We stayed in the stylish RAAS Jodhpur, a historic hotel, located in the centre of town but carefully hidden amongst the narrow streets. Ask the hotel reception about having a little trip out in their baby blue tuk tuk. We ate many of our meals in the hotel, but when we did venture out we enjoyed the vegetarian cuisine at Jhankar.
There are lots of shopping streets in Jodhpur. I had great fun choosing bangles for my family at Bibaji Churi Wale. This tiny shop has the best selection of glass bracelets in an endless variety of patterns and colours. A box of ten will cost you around £1.50.

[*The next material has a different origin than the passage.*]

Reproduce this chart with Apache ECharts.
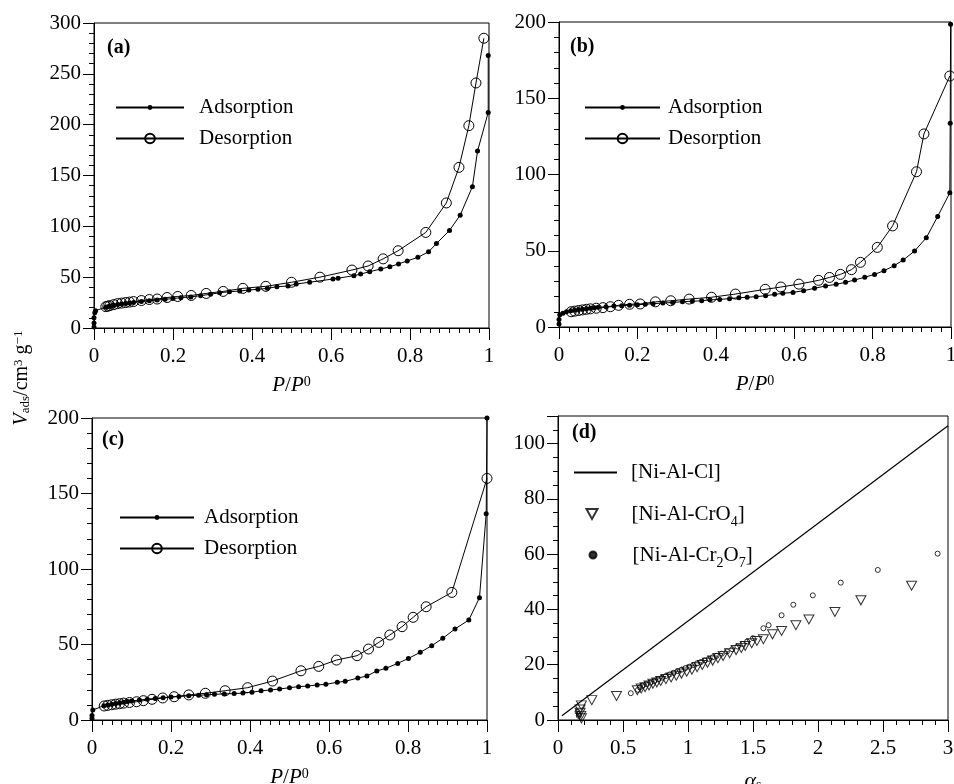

For a quiet few days’ escape from the chaotic Rajasthani cities, head to Rohet, a rural countryside town which offers visitors a more authentic side to India. Choose to stay in the one of the luxury hotel rooms, or opt for the tents in the wilderness, for the full immersive experience. During your stay you will be taken on a village safari to see local wildlife like Blackbug antelopes and Siberian cranes and meet different tribes who live nearby (we even took part in an opium ceremony with the Bramen elderly men).
This enchanting city is a must on any Rajasthan itinerary. This scenic city is on the water, and a few of the most luxurious hotels are only reachable by boat. Devi Garh, on the outskirts of town, is a lovely tranquil place to stay, with panoramic views and magnificent suite rooms. If you’d rather stay in town, Leela Udaipur is a decadent and special option, with regal decor, thoughtful service and outstanding food.
For an alternative tourist experience, pay for a driver to take you in a tour in a vintage Chevrolet Fleet Master and enjoy the views while learning about Udaipur’s history. The main tourist site is the City Palace, an ornate building which has been beautifully restored to its former glory.
Udaipur has plenty to tempt keen shoppers, Hathipol road is a great place to buy gold and silver jewellery, and I loved the artists’ workshops which sell the miniature paintings for which the city has become known.